What Is Our Responsibility to the Poor?
The Bible describes God as having a special concern for the poor and needy. Deuteronomy 10:18 says, "He defends the cause of the fatherless and the widow, and loves the alien, giving him food and clothing." The next verse is a charge to God's servants to reflect this same attitude: "You are to love those who are aliens." Often the Bible presents concern for the poor as an accurate measure of an individual's faithfulness (Luke 3:11; James 2:14-19).
As Christians, we should always be thinking about how we can fulfil our responsibility to the poor and needy. They are our neighbours, and we are to love our neighbours as ourselves (see Luke 10:27-37). This becomes all the more urgent when we realize that one-fifth of the world's population lives in absolute poverty while another fifth consumes four-fifths of the world's income. A large percentage of this second category identify themselves as Christian. When Jesus saw the hungry crowds, he fed them (Mark 8:1-10). As his followers, we too should do something to feed the starving millions in the world today.

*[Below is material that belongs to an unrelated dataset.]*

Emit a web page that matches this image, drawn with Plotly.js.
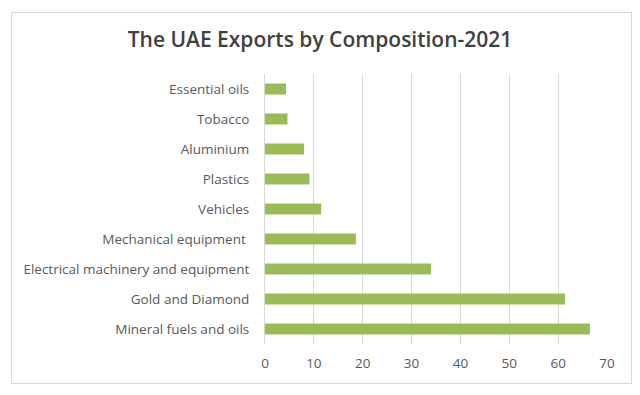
<!DOCTYPE html>
<html>
<head>
<meta charset="utf-8">
<script src="https://cdn.plot.ly/plotly-3.0.1.min.js"></script>
<style>
  html, body { margin: 0; padding: 0; background: #fff; }
  #wrap { position: relative; width: 640px; height: 395px; }
  #chart { width: 640px; height: 395px; }
  #frame { position: absolute; left: 11px; top: 12px; width: 619px; height: 370px;
           border: 1px solid #d9d9d9; pointer-events: none; }
</style>
</head>
<body>
<div id="wrap">
  <div id="chart"></div>
  <div id="frame"></div>
</div>
<script>
const categories = [
  "Mineral fuels and oils",
  "Gold and Diamond",
  "Electrical machinery and equipment",
  "Mechanical equipment ",
  "Vehicles",
  "Plastics",
  "Aluminium",
  "Tobacco",
  "Essential oils"
];
const values = [66.5, 61.4, 34.0, 18.6, 11.5, 9.1, 8.0, 4.6, 4.3];
const xTicks = [0, 10, 20, 30, 40, 50, 60, 70];

const trace = {
  type: 'bar',
  orientation: 'h',
  y: categories,
  x: values,
  marker: { color: '#9bbb59' },
  hoverinfo: 'x+y'
};

const layout = {
  width: 640,
  height: 395,
  margin: { l: 265, r: 33, t: 74, b: 51 },
  paper_bgcolor: '#ffffff',
  plot_bgcolor: '#ffffff',
  bargap: 0.63,
  showlegend: false,
  title: {
    text: 'The UAE Exports by Composition-2021',
    font: { family: '"Open Sans", sans-serif', size: 21, weight: 600, color: '#404040' },
    x: 0.5, xanchor: 'center',
    y: 0.9, yanchor: 'middle'
  },
  xaxis: {
    range: [0, 70],
    tickvals: xTicks,
    ticktext: xTicks.map(String),
    showgrid: true,
    gridcolor: '#d9d9d9',
    gridwidth: 1,
    zeroline: false,
    showline: false,
    ticks: '',
    ticklabelstandoff: 9,
    tickfont: { family: '"Open Sans", sans-serif', size: 13.5, color: '#595959' },
    fixedrange: true
  },
  yaxis: {
    type: 'category',
    categoryorder: 'array',
    categoryarray: categories,
    showgrid: false,
    zeroline: false,
    showline: true,
    linecolor: '#d9d9d9',
    linewidth: 1,
    ticks: '',
    ticklabelstandoff: 12,
    tickfont: { family: '"Open Sans", sans-serif', size: 13.5, color: '#595959' },
    fixedrange: true
  }
};

Plotly.newPlot('chart', [trace], layout, { displayModeBar: false, staticPlot: true });
</script>
</body>
</html>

There are many who say that if only the poor would work hard, they could improve their lot in life. The Bible recognizes that some people are to blame for their poverty. There are lazy people (Proverbs 6:6-11; 10:4), drunkards, and gluttons (Proverbs 23:20, 21). Yet many of the world's poor are placed in surroundings that are not conducive to self-advancement. They lack the basic requirements for keeping healthy. Even if they want to do well, they cannot. In such environments, most people lack the ambition to succeed because they think it is not possible for them to escape from the rut they are in. They struggle with feelings of inferiority, and this keeps them from developing a healthy ambition to achieve. An exceptional person may succeed in freeing himself from the shackles of poverty, but such a person is rare. We cannot expect all to be like him.

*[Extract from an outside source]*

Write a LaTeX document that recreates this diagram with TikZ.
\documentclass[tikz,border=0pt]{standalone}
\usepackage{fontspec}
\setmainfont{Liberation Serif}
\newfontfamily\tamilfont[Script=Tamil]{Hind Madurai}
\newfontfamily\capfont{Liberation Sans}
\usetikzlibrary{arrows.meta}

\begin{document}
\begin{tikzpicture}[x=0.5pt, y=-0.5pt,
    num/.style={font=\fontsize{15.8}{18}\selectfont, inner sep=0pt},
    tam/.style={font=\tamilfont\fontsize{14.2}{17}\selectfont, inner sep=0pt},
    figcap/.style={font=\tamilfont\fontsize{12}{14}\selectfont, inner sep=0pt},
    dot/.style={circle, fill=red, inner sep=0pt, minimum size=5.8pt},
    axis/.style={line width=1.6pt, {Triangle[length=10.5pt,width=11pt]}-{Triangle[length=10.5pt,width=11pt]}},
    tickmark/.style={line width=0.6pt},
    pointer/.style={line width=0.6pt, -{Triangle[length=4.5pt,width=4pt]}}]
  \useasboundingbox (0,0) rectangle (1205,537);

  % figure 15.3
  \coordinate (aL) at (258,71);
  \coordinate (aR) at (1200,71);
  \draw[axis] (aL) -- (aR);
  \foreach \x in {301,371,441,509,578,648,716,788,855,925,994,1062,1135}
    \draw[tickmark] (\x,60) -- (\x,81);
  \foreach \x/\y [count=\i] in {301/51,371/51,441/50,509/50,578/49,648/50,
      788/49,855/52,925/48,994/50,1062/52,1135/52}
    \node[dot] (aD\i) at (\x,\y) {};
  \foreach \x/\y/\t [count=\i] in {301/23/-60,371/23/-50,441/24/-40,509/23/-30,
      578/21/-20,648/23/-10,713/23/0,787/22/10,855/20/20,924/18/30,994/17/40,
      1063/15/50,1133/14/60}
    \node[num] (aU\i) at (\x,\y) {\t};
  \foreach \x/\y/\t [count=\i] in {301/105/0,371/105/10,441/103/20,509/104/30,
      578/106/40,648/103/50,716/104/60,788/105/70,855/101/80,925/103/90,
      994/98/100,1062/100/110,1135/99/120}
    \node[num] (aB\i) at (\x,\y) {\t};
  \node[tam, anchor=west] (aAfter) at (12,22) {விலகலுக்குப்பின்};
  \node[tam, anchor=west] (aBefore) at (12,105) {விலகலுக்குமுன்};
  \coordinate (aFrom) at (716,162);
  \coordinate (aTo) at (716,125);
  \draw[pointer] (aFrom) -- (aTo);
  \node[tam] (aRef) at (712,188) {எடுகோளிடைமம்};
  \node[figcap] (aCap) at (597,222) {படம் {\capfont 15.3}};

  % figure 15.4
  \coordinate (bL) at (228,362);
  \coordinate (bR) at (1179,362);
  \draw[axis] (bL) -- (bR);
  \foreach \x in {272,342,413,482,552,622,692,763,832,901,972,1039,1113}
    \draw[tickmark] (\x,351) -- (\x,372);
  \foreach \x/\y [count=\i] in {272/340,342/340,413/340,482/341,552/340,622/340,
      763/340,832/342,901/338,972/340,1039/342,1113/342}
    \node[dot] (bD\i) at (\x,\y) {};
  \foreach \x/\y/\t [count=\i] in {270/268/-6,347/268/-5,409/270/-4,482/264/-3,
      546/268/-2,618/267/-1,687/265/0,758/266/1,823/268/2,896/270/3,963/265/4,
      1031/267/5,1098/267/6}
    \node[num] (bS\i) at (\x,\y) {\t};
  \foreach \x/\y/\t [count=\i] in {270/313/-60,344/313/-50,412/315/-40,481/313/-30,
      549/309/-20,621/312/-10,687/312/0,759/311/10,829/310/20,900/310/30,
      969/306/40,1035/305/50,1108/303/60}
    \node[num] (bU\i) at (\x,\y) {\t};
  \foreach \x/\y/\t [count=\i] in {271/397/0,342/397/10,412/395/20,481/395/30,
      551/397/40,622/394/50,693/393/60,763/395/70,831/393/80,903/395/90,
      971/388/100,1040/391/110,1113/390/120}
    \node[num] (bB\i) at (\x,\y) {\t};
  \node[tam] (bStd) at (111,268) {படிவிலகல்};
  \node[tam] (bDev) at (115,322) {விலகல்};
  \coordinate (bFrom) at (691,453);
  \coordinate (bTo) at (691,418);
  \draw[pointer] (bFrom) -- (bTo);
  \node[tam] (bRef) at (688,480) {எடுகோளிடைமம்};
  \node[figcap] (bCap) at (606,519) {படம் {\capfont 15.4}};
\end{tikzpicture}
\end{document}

This is why the Bible, in both Old and New Testaments, gives elaborate guidelines about assistance to the poor and needy. One of our greatest responsibilities is to help change the environment in which these people live. This often involves the introduction of policies and programs aimed at eliminating the unjust causes of poverty. The Bible says over and over again that the poor because they are powerless, fall victim to exploitation (see, for example, Isaiah 10:1-4).
So we Christians need to support programs aimed to improve the health, education, housing, and legal rights of the poor. Indeed, such programs are often abused. This is inevitable, for we are working with fallen individuals. We need to ensure that safeguards are included to minimize abuses, but the abuses should not dissuade us from this work.

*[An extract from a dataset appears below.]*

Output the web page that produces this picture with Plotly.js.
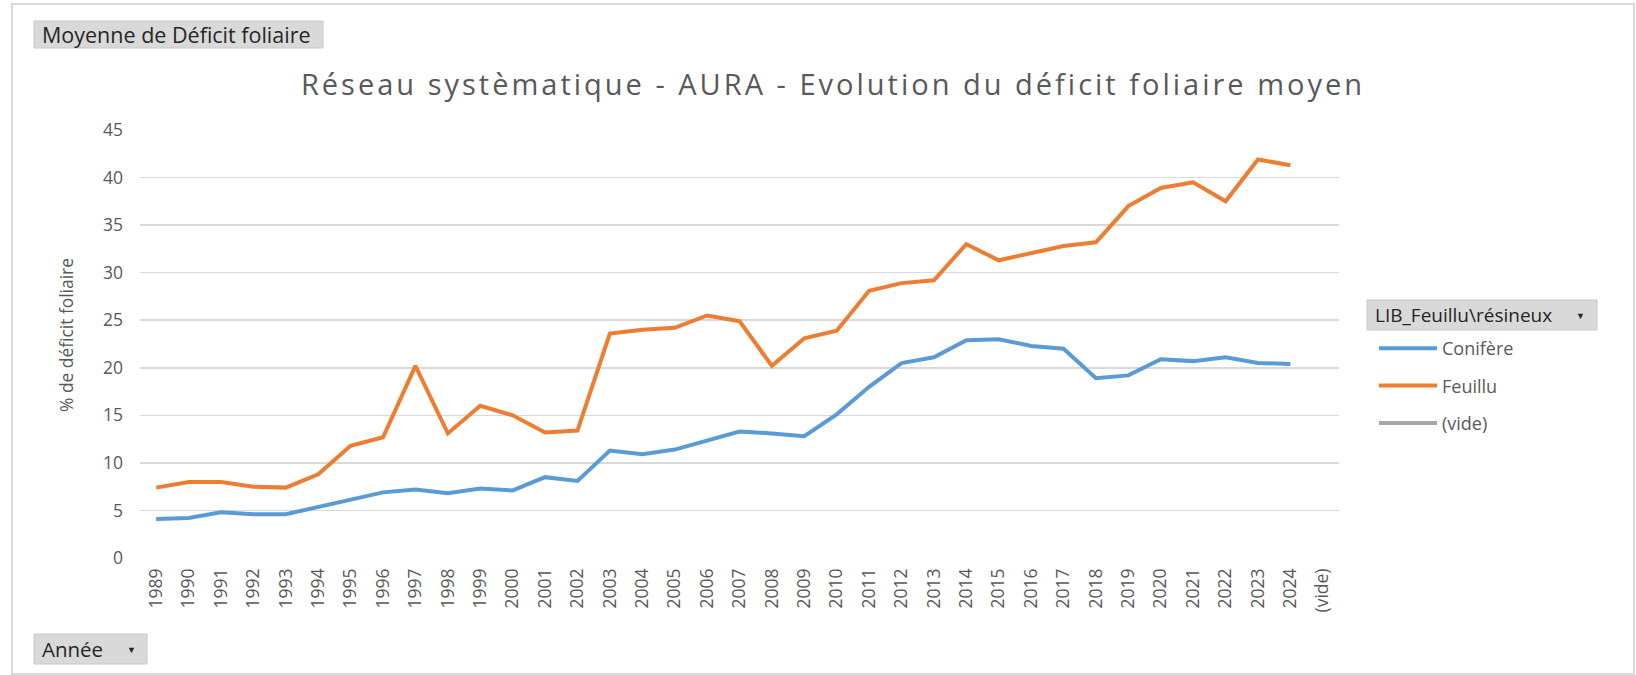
<!DOCTYPE html>
<html>
<head>
<meta charset="utf-8">
<script src="https://cdn.plot.ly/plotly-3.0.1.min.js"></script>
<style>
  html, body { margin: 0; padding: 0; background: #fff; }
  #chart { width: 1636px; height: 675px; }
  /* the Excel title is drawn with wide letter spacing */
  #chart .gtitle { letter-spacing: 3px; }
</style>
</head>
<body>
<div id="chart"></div>
<script>
// categories on the x axis (Excel pivot keeps an empty "(vide)" slot)
var annees = ["1989", "1990", "1991", "1992", "1993", "1994", "1995", "1996", "1997", "1998",
              "1999", "2000", "2001", "2002", "2003", "2004", "2005", "2006", "2007", "2008",
              "2009", "2010", "2011", "2012", "2013", "2014", "2015", "2016", "2017", "2018",
              "2019", "2020", "2021", "2022", "2023", "2024", "(vide)"];

// mean foliar deficit (%)
var conifere = [4.1, 4.2, 4.8, 4.6, 4.6, 5.4, 6.2, 6.9, 7.2, 6.8,
                7.3, 7.1, 8.5, 8.1, 11.3, 10.9, 11.4, 12.4, 13.3, 13.1,
                12.8, 15.1, 18.0, 20.5, 21.1, 22.9, 23.0, 22.3, 22.0, 18.9,
                19.2, 20.9, 20.7, 21.1, 20.5, 20.4, null];
var feuillu = [7.4, 8.0, 8.0, 7.5, 7.4, 8.8, 11.8, 12.7, 20.2, 13.1,
               16.0, 15.0, 13.2, 13.4, 23.6, 24.0, 24.2, 25.5, 24.9, 20.2,
               23.1, 23.9, 28.1, 28.9, 29.2, 33.0, 31.3, 32.1, 32.8, 33.2,
               37.0, 38.9, 39.5, 37.5, 41.9, 41.3, null];
var vide = annees.map(function () { return null; });

var grey = "#595959";
var font = "Open Sans, Noto Sans, sans-serif";

var traces = [
  {x: annees, y: conifere, name: "Conifère", type: "scatter", mode: "lines",
   line: {color: "#5B9BD5", width: 4}, legendgroup: "a"},
  {x: annees, y: feuillu, name: "Feuillu", type: "scatter", mode: "lines",
   line: {color: "#ED7D31", width: 4}, legendgroup: "b"},
  {x: annees, y: vide, name: "(vide)", type: "scatter", mode: "lines",
   line: {color: "#A5A5A5", width: 4}, legendgroup: "c", showlegend: true}
];

// pixel -> paper helpers (plot area is 140..1339 x 130..558)
function px(x) { return (x - 140) / 1199; }
function py(y) { return (558 - y) / 428; }

// grey pivot-field buttons
function bouton(x0, y0, x1, y1) {
  return {type: "rect", xref: "paper", yref: "paper", layer: "above",
          x0: px(x0), x1: px(x1), y0: py(y1), y1: py(y0),
          fillcolor: "#d9d9d9", line: {color: "#c8c8c8", width: 1}};
}
function texte(x, y, t, size, anchor) {
  return {xref: "paper", yref: "paper", x: px(x), y: py(y), xanchor: anchor || "left",
          yanchor: "middle", text: t, showarrow: false,
          font: {size: size, color: "#262626"}};
}

var layout = {
  width: 1636, height: 675,
  margin: {l: 140, r: 297, t: 130, b: 117},
  paper_bgcolor: "#ffffff", plot_bgcolor: "#ffffff",
  font: {family: font, color: grey, size: 16},
  title: {text: "Réseau systèmatique - AURA - Evolution du déficit foliaire moyen",
          font: {family: font, size: 29, color: grey},
          xref: "container", yref: "container", x: 833 / 1636, xanchor: "center",
          y: 1 - 85 / 675, yanchor: "middle"},
  xaxis: {type: "category", categoryorder: "array", categoryarray: annees,
          range: [-0.5, 36.5], tickangle: -90, showgrid: false, zeroline: false,
          showline: false, ticks: "", ticklabelstandoff: 6,
          tickfont: {size: 17.5, color: grey}},
  yaxis: {range: [0, 45], dtick: 5, tick0: 0, showgrid: true, gridcolor: "#d9d9d9",
          gridwidth: 1.5, zeroline: false, showline: false, ticks: "",
          ticklabelstandoff: 16, tickfont: {size: 17.5, color: grey}},
  legend: {x: px(1374), xanchor: "left", y: py(330), yanchor: "top", itemwidth: 58,
           font: {size: 18, color: grey}, tracegroupgap: 11, bgcolor: "rgba(0,0,0,0)"},
  shapes: [
    {type: "rect", xref: "paper", yref: "paper", layer: "below",
     x0: px(12), x1: px(1634), y0: py(674), y1: py(4),
     line: {color: "#d9d9d9", width: 2}, fillcolor: "rgba(0,0,0,0)"},
    bouton(34, 21, 323, 48),
    bouton(34, 634, 147, 664),
    bouton(1367, 300, 1597, 330)
  ],
  annotations: [
    {xref: "paper", yref: "paper", x: px(66), y: py(335), xanchor: "center", yanchor: "middle",
     text: "% de déficit foliaire", textangle: -90, showarrow: false,
     font: {size: 17.4, color: grey}},
    texte(40, 34.5, "Moyenne de Déficit foliaire", 21.5),
    texte(40, 649, "Année", 20.5),
    texte(131, 649, "▼", 9, "center"),
    texte(1373, 315, "LIB_Feuillu\\résineux", 19),
    texte(1580, 315, "▼", 9, "center")
  ]
};

Plotly.newPlot("chart", traces, layout, {displayModeBar: false, staticPlot: true});
</script>
</body>
</html>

How can Christians support such schemes? Some may serve as volunteers or full-time workers in organizations that help the poor. Some may help raise the awareness of the general public of the needs of the poor. There is a great need for preachers and Christian journalists who will highlight these needs. Some may use their professions as springboards to help the poor. I am thinking of lawyers, bankers, teachers, and technical specialists such as agriculturalists who all have expertise that could be directed against poverty.
Those not directly involved in helping the poor can give financially to those who are. Proverbs 19:17 says, "He who is kind to the poor lends to the Lord, and he will reward him for what he has done." Voting to bring in programs that will help the poor also becomes a Christian responsibility. Sometimes such programs cause the comfortable and the wealthy to sacrifice some of their own privileges. Christians gladly sacrifice for the underprivileged, because sacrifice is an important aspect of the Christian lifestyle.
Yet we know that however much we help the poor and change their social and economic conditions, this does not deal with the worst form of poverty—spiritual poverty. The most serious poverty of all comes from the separation from God in this world that results in eternal punishment in the next. So our primary responsibility toward the poor is to preach the gospel to them.
Sadly, however, in many countries, the gospel has had very little impact on the poor. The poor have not been interested in following our Lord Jesus Christ. Sometimes this is because they feel we are not interested in their problems. Until we show them that we are concerned about their needs, we will not earn the right to be heard by them.